Copy exactly the lines from the one containing "Write the Altair code for this chart." through the one containing "df = pd.DataFrame(rows)", both included, and leave out any pictures.

_DATA IN THIS EXERCISE_:
--------------------------------------------------

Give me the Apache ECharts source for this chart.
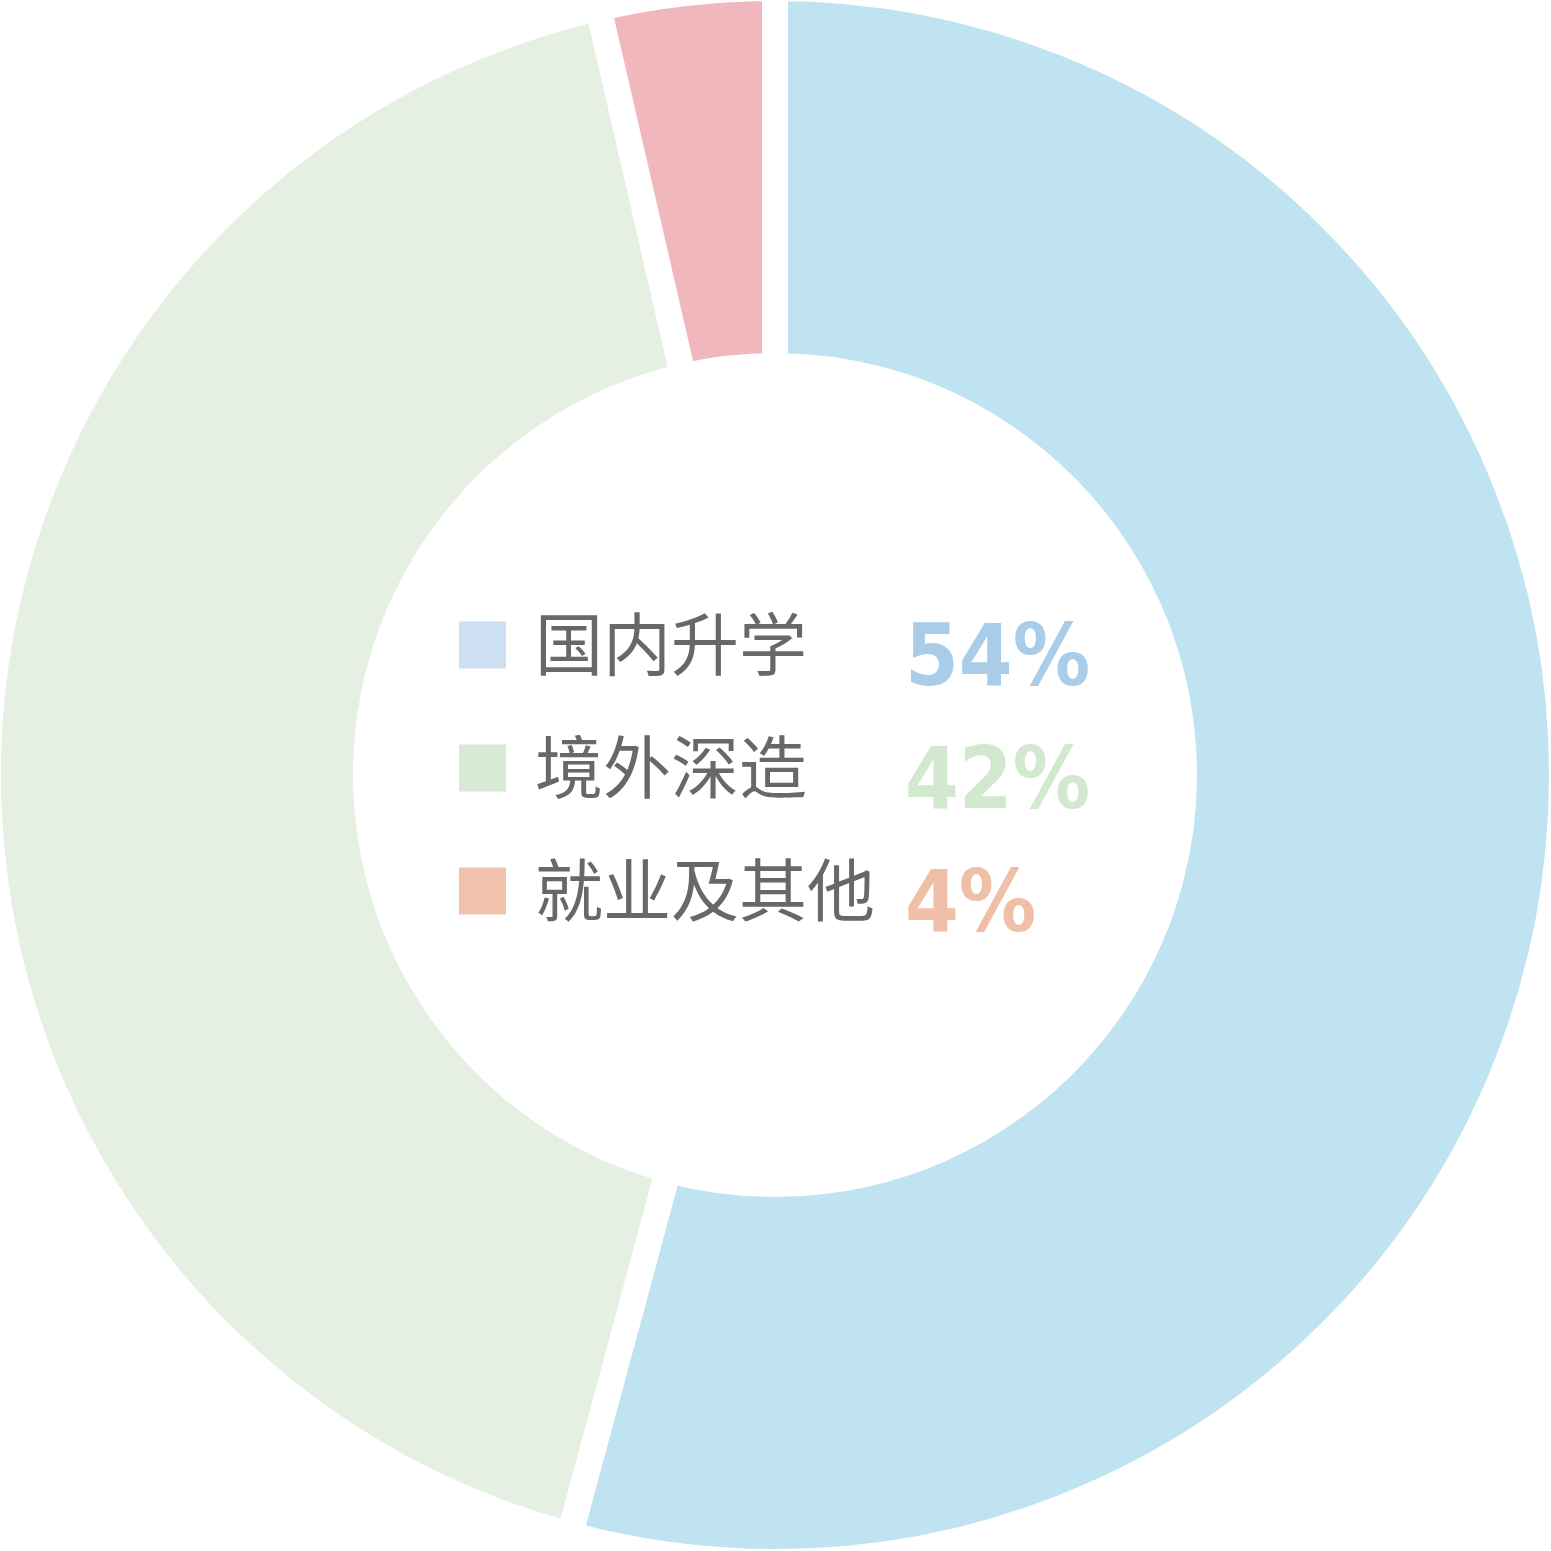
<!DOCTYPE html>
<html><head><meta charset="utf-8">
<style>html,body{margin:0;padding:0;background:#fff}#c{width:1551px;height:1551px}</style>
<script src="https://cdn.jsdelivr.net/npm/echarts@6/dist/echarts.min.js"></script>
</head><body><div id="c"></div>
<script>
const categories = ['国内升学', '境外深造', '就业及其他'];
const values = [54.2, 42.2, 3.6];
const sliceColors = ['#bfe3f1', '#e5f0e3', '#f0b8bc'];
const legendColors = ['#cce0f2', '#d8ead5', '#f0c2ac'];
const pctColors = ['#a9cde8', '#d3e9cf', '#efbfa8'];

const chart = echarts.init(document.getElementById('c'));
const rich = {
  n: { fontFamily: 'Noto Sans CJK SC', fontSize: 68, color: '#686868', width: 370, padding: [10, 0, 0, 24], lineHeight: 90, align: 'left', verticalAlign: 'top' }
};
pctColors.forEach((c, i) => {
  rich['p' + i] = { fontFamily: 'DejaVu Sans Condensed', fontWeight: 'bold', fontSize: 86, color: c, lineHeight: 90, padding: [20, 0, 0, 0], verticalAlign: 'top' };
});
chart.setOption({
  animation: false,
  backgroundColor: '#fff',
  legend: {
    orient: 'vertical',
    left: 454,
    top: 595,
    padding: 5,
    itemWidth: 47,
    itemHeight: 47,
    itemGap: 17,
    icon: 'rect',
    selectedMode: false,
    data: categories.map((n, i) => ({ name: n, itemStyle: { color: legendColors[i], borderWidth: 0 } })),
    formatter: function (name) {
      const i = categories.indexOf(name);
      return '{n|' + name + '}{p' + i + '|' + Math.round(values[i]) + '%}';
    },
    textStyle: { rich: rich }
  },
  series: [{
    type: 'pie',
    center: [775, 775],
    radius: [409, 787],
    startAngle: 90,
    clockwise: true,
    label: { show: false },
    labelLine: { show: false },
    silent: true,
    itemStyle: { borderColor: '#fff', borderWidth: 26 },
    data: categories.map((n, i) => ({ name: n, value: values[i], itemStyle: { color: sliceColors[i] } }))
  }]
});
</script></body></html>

--------------------------------------------------

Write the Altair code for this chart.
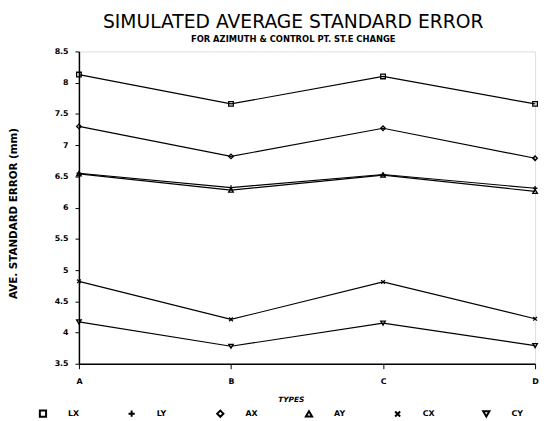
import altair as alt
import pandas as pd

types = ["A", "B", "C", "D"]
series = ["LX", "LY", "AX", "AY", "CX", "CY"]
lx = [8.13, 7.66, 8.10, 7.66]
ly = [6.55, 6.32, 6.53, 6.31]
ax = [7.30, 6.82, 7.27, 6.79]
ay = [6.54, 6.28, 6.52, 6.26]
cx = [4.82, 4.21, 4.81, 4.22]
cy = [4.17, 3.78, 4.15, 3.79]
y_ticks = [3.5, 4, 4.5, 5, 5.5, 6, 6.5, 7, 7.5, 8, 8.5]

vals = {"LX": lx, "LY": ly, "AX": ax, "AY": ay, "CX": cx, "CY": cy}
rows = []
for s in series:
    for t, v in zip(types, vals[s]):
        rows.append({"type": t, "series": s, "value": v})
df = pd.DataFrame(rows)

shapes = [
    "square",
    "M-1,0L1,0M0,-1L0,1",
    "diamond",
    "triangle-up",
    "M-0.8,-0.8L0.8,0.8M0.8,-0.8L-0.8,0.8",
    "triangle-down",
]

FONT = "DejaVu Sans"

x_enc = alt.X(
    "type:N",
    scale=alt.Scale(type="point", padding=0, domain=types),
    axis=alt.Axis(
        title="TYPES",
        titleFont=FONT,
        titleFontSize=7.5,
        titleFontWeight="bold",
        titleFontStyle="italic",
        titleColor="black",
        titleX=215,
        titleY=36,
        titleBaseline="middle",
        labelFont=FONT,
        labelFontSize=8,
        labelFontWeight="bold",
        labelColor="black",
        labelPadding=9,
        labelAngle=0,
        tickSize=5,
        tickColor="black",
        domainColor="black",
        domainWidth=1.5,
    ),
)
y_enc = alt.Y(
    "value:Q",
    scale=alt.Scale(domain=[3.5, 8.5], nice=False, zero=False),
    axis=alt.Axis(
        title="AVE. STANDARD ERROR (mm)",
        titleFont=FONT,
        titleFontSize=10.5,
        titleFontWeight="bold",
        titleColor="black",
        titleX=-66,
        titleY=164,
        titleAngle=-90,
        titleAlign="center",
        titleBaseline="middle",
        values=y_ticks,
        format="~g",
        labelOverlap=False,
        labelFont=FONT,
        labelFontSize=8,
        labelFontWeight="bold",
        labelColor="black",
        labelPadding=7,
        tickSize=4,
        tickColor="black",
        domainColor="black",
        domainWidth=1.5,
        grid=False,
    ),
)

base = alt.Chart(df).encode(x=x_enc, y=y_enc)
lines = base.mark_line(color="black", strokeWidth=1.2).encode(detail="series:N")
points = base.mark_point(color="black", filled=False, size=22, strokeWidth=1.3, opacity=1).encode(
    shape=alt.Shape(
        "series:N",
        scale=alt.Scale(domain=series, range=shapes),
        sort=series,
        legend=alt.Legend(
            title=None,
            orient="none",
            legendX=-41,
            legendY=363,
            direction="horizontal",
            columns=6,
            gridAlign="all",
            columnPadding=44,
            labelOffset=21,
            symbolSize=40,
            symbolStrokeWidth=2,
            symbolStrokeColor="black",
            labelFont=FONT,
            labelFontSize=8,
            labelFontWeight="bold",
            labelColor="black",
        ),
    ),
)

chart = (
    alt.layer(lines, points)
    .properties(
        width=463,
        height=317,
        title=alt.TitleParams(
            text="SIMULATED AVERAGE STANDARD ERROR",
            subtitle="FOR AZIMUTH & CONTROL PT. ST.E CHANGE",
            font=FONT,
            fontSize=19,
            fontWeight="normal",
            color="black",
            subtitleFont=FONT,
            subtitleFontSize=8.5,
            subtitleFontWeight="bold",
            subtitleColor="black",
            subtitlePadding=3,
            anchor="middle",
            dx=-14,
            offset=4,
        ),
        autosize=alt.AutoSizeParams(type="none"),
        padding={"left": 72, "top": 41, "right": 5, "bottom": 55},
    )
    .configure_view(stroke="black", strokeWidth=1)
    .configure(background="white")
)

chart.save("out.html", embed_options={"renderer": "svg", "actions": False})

--------------------------------------------------

_EXERCISE ANSWER_:
Write the Altair code for this chart.
import altair as alt
import pandas as pd

types = ["A", "B", "C", "D"]
series = ["LX", "LY", "AX", "AY", "CX", "CY"]
lx = [8.13, 7.66, 8.10, 7.66]
ly = [6.55, 6.32, 6.53, 6.31]
ax = [7.30, 6.82, 7.27, 6.79]
ay = [6.54, 6.28, 6.52, 6.26]
cx = [4.82, 4.21, 4.81, 4.22]
cy = [4.17, 3.78, 4.15, 3.79]
y_ticks = [3.5, 4, 4.5, 5, 5.5, 6, 6.5, 7, 7.5, 8, 8.5]

vals = {"LX": lx, "LY": ly, "AX": ax, "AY": ay, "CX": cx, "CY": cy}
rows = []
for s in series:
    for t, v in zip(types, vals[s]):
        rows.append({"type": t, "series": s, "value": v})
df = pd.DataFrame(rows)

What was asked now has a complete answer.